**Task statement**:
Your job is to return the lines between the line holding "Rebuild this chart" and the line holding "return 1 - py / H", inclusive, exactly and with no pictures.

**Source records**:
_____
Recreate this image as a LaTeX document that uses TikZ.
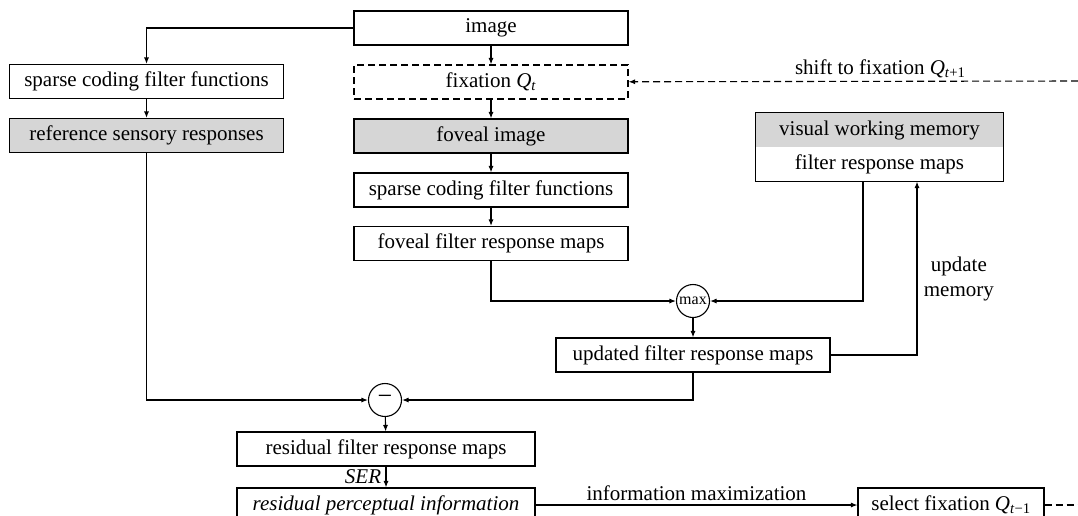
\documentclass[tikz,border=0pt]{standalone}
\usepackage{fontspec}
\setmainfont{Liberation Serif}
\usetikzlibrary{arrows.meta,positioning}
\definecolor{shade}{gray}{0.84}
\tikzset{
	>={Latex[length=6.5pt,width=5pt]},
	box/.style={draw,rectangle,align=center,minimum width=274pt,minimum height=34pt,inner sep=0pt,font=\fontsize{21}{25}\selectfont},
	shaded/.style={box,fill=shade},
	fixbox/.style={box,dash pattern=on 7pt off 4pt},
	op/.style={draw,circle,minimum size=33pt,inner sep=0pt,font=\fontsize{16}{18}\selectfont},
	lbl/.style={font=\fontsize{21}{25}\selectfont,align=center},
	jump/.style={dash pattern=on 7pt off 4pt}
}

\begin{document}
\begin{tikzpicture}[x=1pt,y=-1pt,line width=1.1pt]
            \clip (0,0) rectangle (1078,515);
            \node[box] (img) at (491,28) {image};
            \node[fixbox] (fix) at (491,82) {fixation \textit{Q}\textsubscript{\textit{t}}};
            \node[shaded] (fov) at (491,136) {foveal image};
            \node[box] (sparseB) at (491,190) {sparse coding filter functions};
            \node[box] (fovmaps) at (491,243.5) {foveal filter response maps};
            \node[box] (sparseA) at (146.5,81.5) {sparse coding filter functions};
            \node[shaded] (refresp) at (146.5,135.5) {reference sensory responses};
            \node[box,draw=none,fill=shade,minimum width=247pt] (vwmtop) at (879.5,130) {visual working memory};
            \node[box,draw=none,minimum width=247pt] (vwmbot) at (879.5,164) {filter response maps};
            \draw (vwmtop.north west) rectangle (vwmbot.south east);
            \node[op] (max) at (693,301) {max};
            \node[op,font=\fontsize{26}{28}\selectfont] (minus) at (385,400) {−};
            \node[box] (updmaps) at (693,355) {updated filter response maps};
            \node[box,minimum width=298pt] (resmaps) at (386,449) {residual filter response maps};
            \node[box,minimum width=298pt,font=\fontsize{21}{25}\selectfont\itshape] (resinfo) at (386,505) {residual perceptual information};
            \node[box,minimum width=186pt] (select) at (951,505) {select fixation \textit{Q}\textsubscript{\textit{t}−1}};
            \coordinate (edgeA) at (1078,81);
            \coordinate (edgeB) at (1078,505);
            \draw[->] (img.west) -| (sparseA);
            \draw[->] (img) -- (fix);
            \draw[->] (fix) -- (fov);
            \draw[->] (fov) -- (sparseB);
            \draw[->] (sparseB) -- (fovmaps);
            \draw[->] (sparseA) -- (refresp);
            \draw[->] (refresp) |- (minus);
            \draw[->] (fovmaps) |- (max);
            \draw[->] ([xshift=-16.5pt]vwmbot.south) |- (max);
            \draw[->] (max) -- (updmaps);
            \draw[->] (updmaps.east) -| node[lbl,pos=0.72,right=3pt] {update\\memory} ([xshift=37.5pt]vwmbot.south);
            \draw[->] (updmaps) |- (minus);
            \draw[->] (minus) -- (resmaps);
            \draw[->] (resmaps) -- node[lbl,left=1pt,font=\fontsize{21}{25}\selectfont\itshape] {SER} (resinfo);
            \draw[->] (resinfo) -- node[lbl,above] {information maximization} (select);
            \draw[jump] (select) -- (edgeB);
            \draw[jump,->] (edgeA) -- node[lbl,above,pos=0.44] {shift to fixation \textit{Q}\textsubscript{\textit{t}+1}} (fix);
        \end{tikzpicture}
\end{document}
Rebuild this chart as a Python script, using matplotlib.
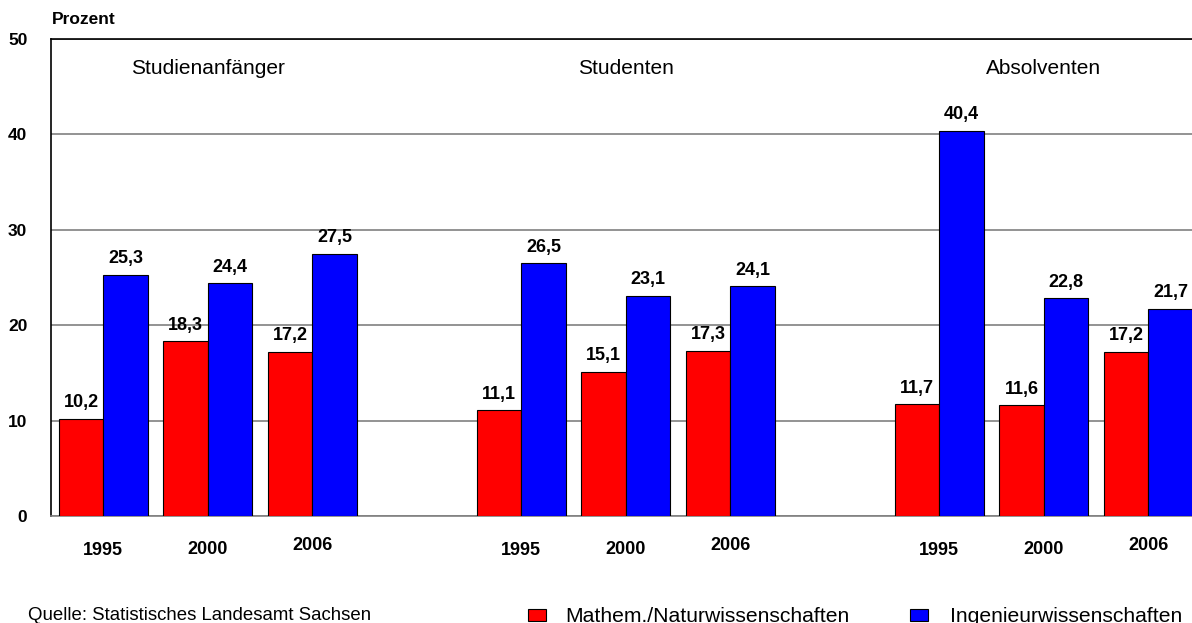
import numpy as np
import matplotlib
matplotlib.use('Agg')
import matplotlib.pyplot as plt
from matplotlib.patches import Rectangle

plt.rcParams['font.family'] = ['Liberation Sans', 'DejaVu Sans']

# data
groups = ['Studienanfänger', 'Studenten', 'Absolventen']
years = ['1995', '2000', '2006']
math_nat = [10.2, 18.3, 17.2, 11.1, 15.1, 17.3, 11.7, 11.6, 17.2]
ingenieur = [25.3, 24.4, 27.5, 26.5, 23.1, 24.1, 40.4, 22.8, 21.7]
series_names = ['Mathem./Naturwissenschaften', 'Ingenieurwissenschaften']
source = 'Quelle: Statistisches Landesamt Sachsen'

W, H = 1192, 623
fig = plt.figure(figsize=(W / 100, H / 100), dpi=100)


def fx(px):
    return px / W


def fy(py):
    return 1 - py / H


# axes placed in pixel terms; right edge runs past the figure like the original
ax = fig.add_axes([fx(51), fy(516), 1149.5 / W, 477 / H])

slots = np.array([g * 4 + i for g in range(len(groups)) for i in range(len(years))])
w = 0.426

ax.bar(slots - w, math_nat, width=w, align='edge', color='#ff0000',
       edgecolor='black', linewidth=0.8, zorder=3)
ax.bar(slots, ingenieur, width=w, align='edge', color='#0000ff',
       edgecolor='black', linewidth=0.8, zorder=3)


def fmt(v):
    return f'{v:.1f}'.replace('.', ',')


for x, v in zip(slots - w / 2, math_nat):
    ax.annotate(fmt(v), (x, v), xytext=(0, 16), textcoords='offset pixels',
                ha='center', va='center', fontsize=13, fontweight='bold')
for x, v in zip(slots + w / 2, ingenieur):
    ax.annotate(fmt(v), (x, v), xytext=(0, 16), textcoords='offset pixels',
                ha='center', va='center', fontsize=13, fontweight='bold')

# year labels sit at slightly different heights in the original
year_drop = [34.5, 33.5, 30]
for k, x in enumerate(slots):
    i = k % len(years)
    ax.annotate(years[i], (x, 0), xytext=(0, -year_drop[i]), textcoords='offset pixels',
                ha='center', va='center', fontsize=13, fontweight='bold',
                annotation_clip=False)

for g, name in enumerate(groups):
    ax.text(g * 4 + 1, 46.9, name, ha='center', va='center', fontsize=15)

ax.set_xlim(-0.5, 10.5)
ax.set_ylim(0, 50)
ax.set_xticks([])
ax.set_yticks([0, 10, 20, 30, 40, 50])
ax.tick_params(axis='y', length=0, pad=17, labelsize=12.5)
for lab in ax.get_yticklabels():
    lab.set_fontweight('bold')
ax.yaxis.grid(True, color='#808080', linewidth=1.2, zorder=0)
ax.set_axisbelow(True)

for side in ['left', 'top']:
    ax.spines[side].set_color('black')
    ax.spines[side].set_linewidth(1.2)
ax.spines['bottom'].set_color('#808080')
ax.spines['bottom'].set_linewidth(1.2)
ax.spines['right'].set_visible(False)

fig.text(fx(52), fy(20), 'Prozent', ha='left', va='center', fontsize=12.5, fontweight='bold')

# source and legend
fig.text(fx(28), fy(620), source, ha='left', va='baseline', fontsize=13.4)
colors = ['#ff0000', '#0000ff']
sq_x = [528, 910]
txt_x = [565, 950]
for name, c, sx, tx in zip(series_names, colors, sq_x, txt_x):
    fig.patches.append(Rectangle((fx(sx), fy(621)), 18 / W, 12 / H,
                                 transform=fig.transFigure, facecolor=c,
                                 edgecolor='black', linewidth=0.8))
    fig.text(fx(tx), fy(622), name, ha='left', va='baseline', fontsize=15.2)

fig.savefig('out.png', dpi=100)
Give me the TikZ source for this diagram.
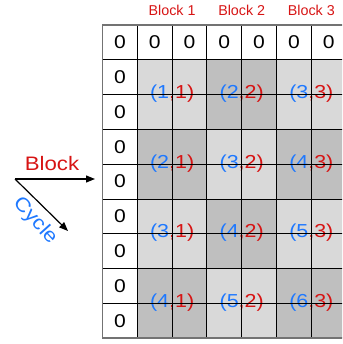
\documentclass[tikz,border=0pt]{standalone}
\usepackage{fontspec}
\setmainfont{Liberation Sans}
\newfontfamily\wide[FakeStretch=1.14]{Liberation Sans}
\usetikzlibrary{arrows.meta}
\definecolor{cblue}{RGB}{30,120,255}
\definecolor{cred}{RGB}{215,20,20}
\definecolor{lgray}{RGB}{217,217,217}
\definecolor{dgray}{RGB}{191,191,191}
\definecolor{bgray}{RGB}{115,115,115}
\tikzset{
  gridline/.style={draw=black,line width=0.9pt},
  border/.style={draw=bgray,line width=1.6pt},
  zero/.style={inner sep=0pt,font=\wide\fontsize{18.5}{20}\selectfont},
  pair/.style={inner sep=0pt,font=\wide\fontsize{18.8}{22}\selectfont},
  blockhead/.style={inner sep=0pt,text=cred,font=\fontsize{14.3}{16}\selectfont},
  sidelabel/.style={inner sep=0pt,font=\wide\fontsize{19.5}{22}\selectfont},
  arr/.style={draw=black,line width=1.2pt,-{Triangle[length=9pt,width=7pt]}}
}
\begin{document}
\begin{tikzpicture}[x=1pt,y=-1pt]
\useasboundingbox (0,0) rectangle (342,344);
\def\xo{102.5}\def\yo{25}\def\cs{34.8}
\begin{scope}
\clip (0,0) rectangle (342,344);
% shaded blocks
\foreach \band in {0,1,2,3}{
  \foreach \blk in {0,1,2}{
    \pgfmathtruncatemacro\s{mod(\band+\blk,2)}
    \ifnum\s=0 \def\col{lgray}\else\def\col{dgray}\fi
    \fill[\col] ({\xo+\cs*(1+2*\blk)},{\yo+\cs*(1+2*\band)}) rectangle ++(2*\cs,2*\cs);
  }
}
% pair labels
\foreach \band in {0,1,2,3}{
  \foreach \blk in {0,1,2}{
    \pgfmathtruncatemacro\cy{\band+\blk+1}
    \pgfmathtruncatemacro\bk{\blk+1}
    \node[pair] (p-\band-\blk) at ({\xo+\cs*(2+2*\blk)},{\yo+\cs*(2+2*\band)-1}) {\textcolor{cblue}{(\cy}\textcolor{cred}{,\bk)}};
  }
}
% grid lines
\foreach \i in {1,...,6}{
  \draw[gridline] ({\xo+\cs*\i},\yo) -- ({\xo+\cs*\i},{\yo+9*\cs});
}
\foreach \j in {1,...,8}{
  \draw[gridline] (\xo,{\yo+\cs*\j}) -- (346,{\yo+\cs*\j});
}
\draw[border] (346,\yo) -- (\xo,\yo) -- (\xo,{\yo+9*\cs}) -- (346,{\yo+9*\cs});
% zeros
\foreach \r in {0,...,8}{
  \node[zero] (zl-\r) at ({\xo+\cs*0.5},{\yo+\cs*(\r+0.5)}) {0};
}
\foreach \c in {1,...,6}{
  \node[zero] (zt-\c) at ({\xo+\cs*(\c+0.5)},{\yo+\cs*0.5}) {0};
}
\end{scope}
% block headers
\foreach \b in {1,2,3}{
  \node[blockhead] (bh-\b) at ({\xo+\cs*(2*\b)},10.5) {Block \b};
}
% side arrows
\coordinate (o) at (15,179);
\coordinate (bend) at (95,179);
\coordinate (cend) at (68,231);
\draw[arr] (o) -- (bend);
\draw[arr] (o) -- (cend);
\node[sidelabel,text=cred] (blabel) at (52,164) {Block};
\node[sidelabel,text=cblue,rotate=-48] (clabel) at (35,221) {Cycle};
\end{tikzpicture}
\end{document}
_____
**Answer below**:
Rebuild this chart as a Python script, using matplotlib.
import numpy as np
import matplotlib
matplotlib.use('Agg')
import matplotlib.pyplot as plt
from matplotlib.patches import Rectangle

plt.rcParams['font.family'] = ['Liberation Sans', 'DejaVu Sans']

# data
groups = ['Studienanfänger', 'Studenten', 'Absolventen']
years = ['1995', '2000', '2006']
math_nat = [10.2, 18.3, 17.2, 11.1, 15.1, 17.3, 11.7, 11.6, 17.2]
ingenieur = [25.3, 24.4, 27.5, 26.5, 23.1, 24.1, 40.4, 22.8, 21.7]
series_names = ['Mathem./Naturwissenschaften', 'Ingenieurwissenschaften']
source = 'Quelle: Statistisches Landesamt Sachsen'

W, H = 1192, 623
fig = plt.figure(figsize=(W / 100, H / 100), dpi=100)


def fx(px):
    return px / W


def fy(py):
    return 1 - py / H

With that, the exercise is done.